-- Begin DATA SEGMENT --

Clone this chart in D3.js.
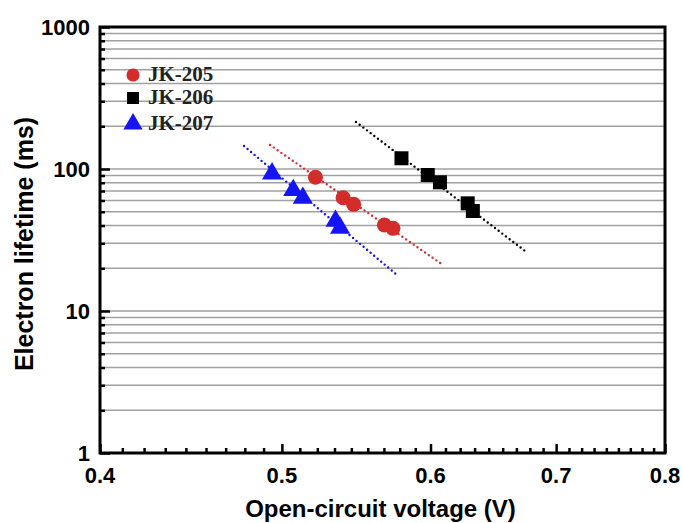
<!DOCTYPE html>
<html>
<head>
<meta charset="utf-8">
<script src="https://cdn.jsdelivr.net/npm/d3@7"></script>
<style>
  body { margin: 0; background: #fff; }
  svg { display: block; }
</style>
</head>
<body>
<script>
// data
const series = ["JK-205", "JK-206", "JK-207"]
const colors = ["#d42b2b", "#000000", "#1414f5"]
const shapes = [d3.symbolCircle, d3.symbolSquare, d3.symbolTriangle]

const vocJK205 = [0.521, 0.539, 0.546, 0.567, 0.573]
const tauJK205 = [87.4, 62.8, 56.4, 40.3, 38.2]
const vocJK206 = [0.579, 0.598, 0.607, 0.628, 0.632]
const tauJK206 = [119, 90.7, 80.6, 57.3, 50.6]
const vocJK207 = [0.494, 0.507, 0.513, 0.534, 0.537]
const tauJK207 = [92.7, 70.8, 62.5, 43.0, 38.4]

// dotted fit lines: [start, end] in (V, ms)
const fitJK205 = [[0.4928, 147.6], [0.6083, 21.4]]
const fitJK206 = [[0.5476, 214.3], [0.6745, 26.2]]
const fitJK207 = [[0.4773, 145.2], [0.5768, 17.6]]

const xTickValues = [0.4, 0.5, 0.6, 0.7, 0.8]
const yTickValues = [1, 10, 100, 1000]

const xTitle = "Open-circuit voltage (V)"
const yTitle = "Electron lifetime (ms)"

const width = 683, height = 523
const plotLeft = 100, plotRight = 665, plotTop = 27, plotBottom = 453

let svg = d3.select("body")
    .append("svg")
    .attr("width", width)
    .attr("height", height)

svg.append("rect")
    .attr("width", width)
    .attr("height", height)
    .style("fill", "#fff")

let xScale = d3.scaleLog().domain([0.4, 0.8]).range([plotLeft, plotRight])
let yScale = d3.scaleLog().domain([1, 1000]).range([plotBottom, plotTop])

// horizontal grid at every log step
let gridValues = []
for (let d = 1; d < 1000; d *= 10) {
    for (let k = 1; k < 10; k++) {
        let v = d * k
        if (v > 1) gridValues.push(v)
    }
}
svg.append("g")
    .selectAll("line")
    .data(gridValues)
    .join("line")
    .attr("x1", plotLeft)
    .attr("x2", plotRight)
    .attr("y1", d => yScale(d))
    .attr("y2", d => yScale(d))
    .style("stroke", "#a0a0a0")
    .style("stroke-width", 1.4)

// y axis ticks (inward)
let yMinor = gridValues.filter(v => !yTickValues.includes(v))
let yAxis = d3.axisRight(yScale)
    .tickValues(yMinor)
    .tickSize(5)
    .tickFormat("")
let gy = svg.append("g").attr("transform", `translate(${plotLeft},0)`).call(yAxis)
let yAxisMajor = d3.axisRight(yScale)
    .tickValues(yTickValues)
    .tickSize(10)
    .tickFormat("")
let gy2 = svg.append("g").attr("transform", `translate(${plotLeft},0)`).call(yAxisMajor)
;[gy, gy2].forEach(g => {
    g.select(".domain").remove()
    g.selectAll("line").style("stroke", "#000").style("stroke-width", 2.5)
})

// x axis ticks (inward): 8 minor ticks between majors
let xMinor = []
for (let i = 0; i < xTickValues.length - 1; i++) {
    let a = xTickValues[i], b = xTickValues[i + 1]
    for (let k = 1; k <= 8; k++) xMinor.push(a + (b - a) * k / 9)
}
let xAxis = d3.axisTop(xScale).tickValues(xMinor).tickSize(5).tickFormat("")
let gx = svg.append("g").attr("transform", `translate(0,${plotBottom})`).call(xAxis)
let xAxisMajor = d3.axisTop(xScale).tickValues(xTickValues).tickSize(9).tickFormat("")
let gx2 = svg.append("g").attr("transform", `translate(0,${plotBottom})`).call(xAxisMajor)
;[gx, gx2].forEach(g => {
    g.select(".domain").remove()
    g.selectAll("line").style("stroke", "#000").style("stroke-width", 2.5)
})

// frame
svg.append("rect")
    .attr("x", plotLeft)
    .attr("y", plotTop)
    .attr("width", plotRight - plotLeft)
    .attr("height", plotBottom - plotTop)
    .style("fill", "none")
    .style("stroke", "#000")
    .style("stroke-width", 3)

// tick labels
svg.append("g")
    .selectAll("text")
    .data(yTickValues)
    .join("text")
    .attr("x", plotLeft - 10)
    .attr("y", d => yScale(d))
    .attr("dy", "0.36em")
    .attr("text-anchor", "end")
    .style("font-family", "'Liberation Sans', Arial, sans-serif")
    .style("font-weight", "bold")
    .style("font-size", "22px")
    .text(d => d)

svg.append("g")
    .selectAll("text")
    .data(xTickValues)
    .join("text")
    .attr("x", d => xScale(d))
    .attr("y", plotBottom + 30)
    .attr("text-anchor", "middle")
    .style("font-family", "'Liberation Sans', Arial, sans-serif")
    .style("font-weight", "bold")
    .style("font-size", "22px")
    .text(d => d.toFixed(1))

// axis titles
svg.append("text")
    .attr("x", (plotLeft + plotRight) / 2 - 2)
    .attr("y", 517)
    .attr("text-anchor", "middle")
    .style("font-family", "'Liberation Sans', Arial, sans-serif")
    .style("font-weight", "bold")
    .style("font-size", "24px")
    .text(xTitle)

svg.append("text")
    .attr("transform", `translate(33,${(plotTop + plotBottom) / 2 + 4}) rotate(-90)`)
    .attr("text-anchor", "middle")
    .style("font-family", "'Liberation Sans', Arial, sans-serif")
    .style("font-weight", "bold")
    .style("font-size", "25px")
    .text(yTitle)

// dotted fits
let lineFunction = d3.line()
    .x(d => xScale(d[0]))
    .y(d => yScale(d[1]))

let fits = [fitJK205, fitJK206, fitJK207]
fits.forEach((f, i) => {
    svg.append("path")
        .attr("d", lineFunction(f))
        .style("fill", "none")
        .style("stroke", colors[i])
        .style("stroke-width", 2.4)
        .style("stroke-dasharray", "0,4.6")
        .style("stroke-linecap", "round")
})

// markers
let pointSets = [
    d3.zip(vocJK205, tauJK205),
    d3.zip(vocJK206, tauJK206),
    d3.zip(vocJK207, tauJK207)
]
let markerSize = [177, 196, 175]
pointSets.forEach((pts, i) => {
    svg.append("g")
        .selectAll("path")
        .data(pts)
        .join("path")
        .attr("transform", d => `translate(${xScale(d[0])},${yScale(d[1])})`)
        .attr("d", d3.symbol().type(shapes[i]).size(markerSize[i]))
        .style("fill", colors[i])
})

// legend
let legendY = [75, 98, 124]
let legendSize = [135, 144, 160]
let legend = svg.append("g")
series.forEach((name, i) => {
    legend.append("path")
        .attr("transform", `translate(133,${legendY[i]})`)
        .attr("d", d3.symbol().type(shapes[i]).size(legendSize[i]))
        .style("fill", colors[i])
    legend.append("text")
        .attr("x", 148)
        .attr("y", legendY[i] + 6)
        .style("font-family", "'Liberation Serif', 'Times New Roman', serif")
        .style("font-weight", "bold")
        .style("font-size", "21px")
        .style("fill", "#222")
        .text(name)
})
</script>
</body>
</html>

-- End DATA SEGMENT --

Look at the listing and set down only the lines from its start through the line with "[d3.symbolCircle, d3.symbolSquare, d3.symbolTriangle]", word for word and without pictures.

Clone this chart in D3.js.
<!DOCTYPE html>
<html>
<head>
<meta charset="utf-8">
<script src="https://cdn.jsdelivr.net/npm/d3@7"></script>
<style>
  body { margin: 0; background: #fff; }
  svg { display: block; }
</style>
</head>
<body>
<script>
// data
const series = ["JK-205", "JK-206", "JK-207"]
const colors = ["#d42b2b", "#000000", "#1414f5"]
const shapes = [d3.symbolCircle, d3.symbolSquare, d3.symbolTriangle]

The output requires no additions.